New project studies interaction and emotions in working environment

Tekes is funding the project studying interaction at work among increasing technology.

"Technological developments are fundamentally changing the work environment and the role of people at work.  Once everything that can be automatised has been automatised, the work done by humans will become increasingly focused on the things machines cannot do,” says Katri Saarikivi from the Cognitive Brain Research Unit, who heads the new project entitled “Quantifying Human Experience for Increased Intelligence Within Work Teams and in the Customer Interface."

"One of the most human work duties is interaction with others, and one of the most important work skills is empathy," she adds.
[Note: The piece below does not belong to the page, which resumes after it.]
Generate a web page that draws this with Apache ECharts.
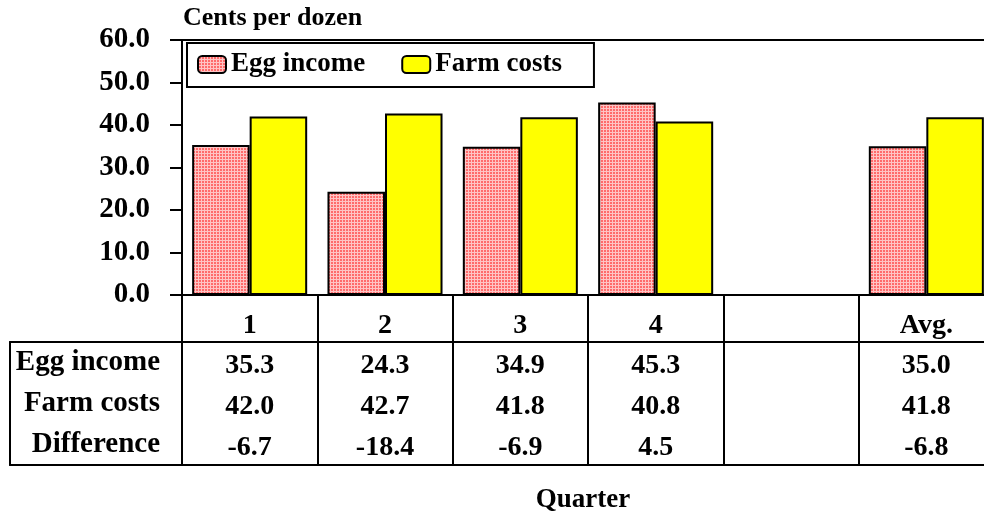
<!DOCTYPE html>
<html>
<head>
<meta charset="utf-8">
<script src="https://cdn.jsdelivr.net/npm/echarts@6/dist/echarts.min.js"></script>
<style>
  html, body { margin: 0; padding: 0; background: #fff; }
  #chart { width: 984px; height: 516px; }
</style>
</head>
<body>
<div id="chart"></div>
<script>
// data
const quarters = ['1', '2', '3', '4', '', 'Avg.']
const eggIncome = [35.3, 24.3, 34.9, 45.3, null, 35.0]
const farmCosts = [42.0, 42.7, 41.8, 40.8, null, 41.8]
const difference = [-6.7, -18.4, -6.9, 4.5, null, -6.8]
const rowNames = ['Egg income', 'Farm costs', 'Difference']
const yTicks = [0, 10, 20, 30, 40, 50, 60]

const FONT = 'Liberation Serif'
const black = '#000'

// pink bars with a small white grid
function pinkPattern() {
  const c = document.createElement('canvas')
  c.width = 3
  c.height = 3
  const ctx = c.getContext('2d')
  ctx.fillStyle = '#ff6b6b'
  ctx.fillRect(0, 0, 3, 3)
  ctx.fillStyle = '#ffc4c4'
  ctx.fillRect(0, 0, 3, 1)
  ctx.fillRect(0, 0, 1, 3)
  return { image: c, repeat: 'repeat' }
}

// table cells: [column, row, value]
const tableRows = [eggIncome, farmCosts, difference]
const tableCells = []
tableRows.forEach((row, ri) => {
  row.forEach((v, ci) => {
    if (v !== null) tableCells.push([ci, ri, v])
  })
})

const lineStyle = { color: black, width: 2 }
const noAxis = { show: false }
const bold = (size) => ({ fontFamily: FONT, fontWeight: 'bold', fontSize: size, color: black })

const chart = echarts.init(document.getElementById('chart'), null, { renderer: 'canvas' })

chart.setOption({
  animation: false,
  backgroundColor: '#fff',
  title: {
    text: 'Cents per dozen',
    left: 183,
    top: 5,
    padding: 0,
    textStyle: bold(26)
  },
  legend: {
    left: 187,
    top: 43,
    padding: [8, 32, 9, 10],
    itemWidth: 28,
    itemHeight: 17,
    itemGap: 36,
    borderColor: black,
    borderWidth: 2,
    backgroundColor: '#fff',
    textStyle: bold(27),
    data: ['Egg income', 'Farm costs']
  },
  // the plot runs a little past the right edge, like the original
  grid: [
    { left: 182, top: 40, width: 812, height: 255, outerBoundsMode: 'none' }, // plot
    { left: 182, top: 295, width: 812, height: 47, outerBoundsMode: 'none' }, // header row
    { left: 182, top: 342, width: 812, height: 123, outerBoundsMode: 'none' }, // table body
    { left: 10, top: 342, width: 172, height: 123, outerBoundsMode: 'none' } // row label column
  ],
  xAxis: [
    {
      gridIndex: 0,
      type: 'category',
      data: quarters,
      axisLine: { lineStyle },
      axisTick: { alignWithLabel: true, length: 10, lineStyle },
      axisLabel: { ...bold(28), margin: 17 }
    },
    {
      gridIndex: 0,
      type: 'category',
      position: 'top',
      data: quarters,
      axisLine: { onZero: false, lineStyle },
      axisTick: noAxis,
      axisLabel: noAxis
    },
    {
      gridIndex: 1,
      type: 'category',
      data: quarters,
      axisLine: noAxis,
      axisTick: noAxis,
      axisLabel: noAxis,
      splitLine: { show: true, lineStyle }
    },
    {
      gridIndex: 2,
      type: 'category',
      data: quarters,
      axisLine: { lineStyle },
      axisTick: noAxis,
      axisLabel: noAxis,
      splitLine: { show: true, lineStyle },
      name: 'Quarter',
      nameLocation: 'middle',
      nameGap: 22,
      nameTextStyle: { ...bold(27), padding: [0, 10, 0, 0] }
    },
    {
      gridIndex: 2,
      type: 'category',
      position: 'top',
      data: quarters,
      axisLine: { onZero: false, lineStyle },
      axisTick: noAxis,
      axisLabel: noAxis
    },
    {
      gridIndex: 3,
      type: 'value',
      min: 0,
      max: 1,
      axisLine: { show: true, onZero: false, lineStyle },
      axisTick: noAxis,
      axisLabel: noAxis,
      splitLine: noAxis
    },
    {
      gridIndex: 3,
      type: 'value',
      position: 'top',
      min: 0,
      max: 1,
      axisLine: { show: true, onZero: false, lineStyle },
      axisTick: noAxis,
      axisLabel: noAxis,
      splitLine: noAxis
    }
  ],
  yAxis: [
    {
      gridIndex: 0,
      type: 'value',
      min: yTicks[0],
      max: yTicks[yTicks.length - 1],
      interval: 10,
      axisLine: { show: true, lineStyle },
      axisTick: { show: true, length: 12, lineStyle },
      axisLabel: { ...bold(29), margin: 32, formatter: v => v.toFixed(1) },
      splitLine: noAxis
    },
    {
      gridIndex: 1,
      type: 'value',
      show: false
    },
    {
      gridIndex: 2,
      type: 'category',
      data: rowNames,
      inverse: true,
      axisLine: { show: true, lineStyle },
      axisTick: noAxis,
      axisLabel: { ...bold(29), margin: 22, padding: [8, 0, 0, 0] },
      splitLine: noAxis
    },
    {
      gridIndex: 3,
      type: 'value',
      min: 0,
      max: 1,
      axisLine: { show: true, onZero: false, lineStyle },
      axisTick: noAxis,
      axisLabel: noAxis,
      splitLine: noAxis
    }
  ],
  series: [
    {
      name: 'Egg income',
      type: 'bar',
      xAxisIndex: 0,
      yAxisIndex: 0,
      data: eggIncome,
      barGap: '0%',
      barCategoryGap: '15%',
      itemStyle: { color: pinkPattern(), borderColor: black, borderWidth: 2 }
    },
    {
      name: 'Farm costs',
      type: 'bar',
      xAxisIndex: 0,
      yAxisIndex: 0,
      data: farmCosts,
      barGap: '0%',
      barCategoryGap: '15%',
      itemStyle: { color: '#ffff00', borderColor: black, borderWidth: 2 }
    },
    {
      name: 'table',
      type: 'scatter',
      xAxisIndex: 3,
      yAxisIndex: 2,
      data: tableCells,
      symbol: 'rect',
      symbolSize: 1,
      itemStyle: { color: '#fff', opacity: 1 },
      label: {
        show: true,
        position: 'inside',
        ...bold(28),
        color: '#000',
        textBorderWidth: 0,
        offset: [0, 3],
        formatter: p => p.value[2].toFixed(1)
      },
      silent: true
    }
  ]
})
</script>
</body>
</html>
However, current interaction technologies do not yet sufficiently meet the needs of the people who use them.

"The main deficiencies of these tools have to do with the factors that define functional interaction between people: shared contexts, synchronisation and, above all, efficiently conveyed emotion information. This prevents empathy, makes misunderstandings common, decreases the efficiency of shared problem-solving, and prevents cooperation from becoming the best it could be," Saarikivi explains.

The goal of the research project is to generate new information about the mechanisms of efficient interaction. It will create opportunities to enhance digital and face-to-face human interaction and enable the use of emotional information in the design of services, customer experiences and applications.

The research will be conducted in real-world work situations, e.g., by studying interaction in distributed work teams, in virtual reality environments or between a doctor and patient. The study will use the latest emotion technologies, such as biosensors and machine vision.

Coordinated by the University of Helsinki, the project also involves Aalto University and the University of Oulu. The total project budget is approximately €1.5 million, of which the Tekes funding for the University of Helsinki constitutes approximately €430,000, for Aalto University, €250,000 and for the University of Oulu, €190,000.

University of Helsinki participants include Valtteri Wikström, Tommi Makkonen, Mari Tervaniemi, Minna Huotilainen and Silja Martikainen from the Cognitive Brain Research Unit. Aalto University representatives are Professor Teemu Leinonen from the Department of Media and his research group as well as Jari Saramäki, professor of complex systems research. The University of Oulu is represented by Professor Matti Pietikäinen and Professor Guoying Zhao and their group from the Centre for Machine Vision Research.

The consortium also features ten corporate partners: Reaktor, Wunder, IF, Mehiläinen, Fondia, Fira, Avaus, Affecto, Elisa and Wörks.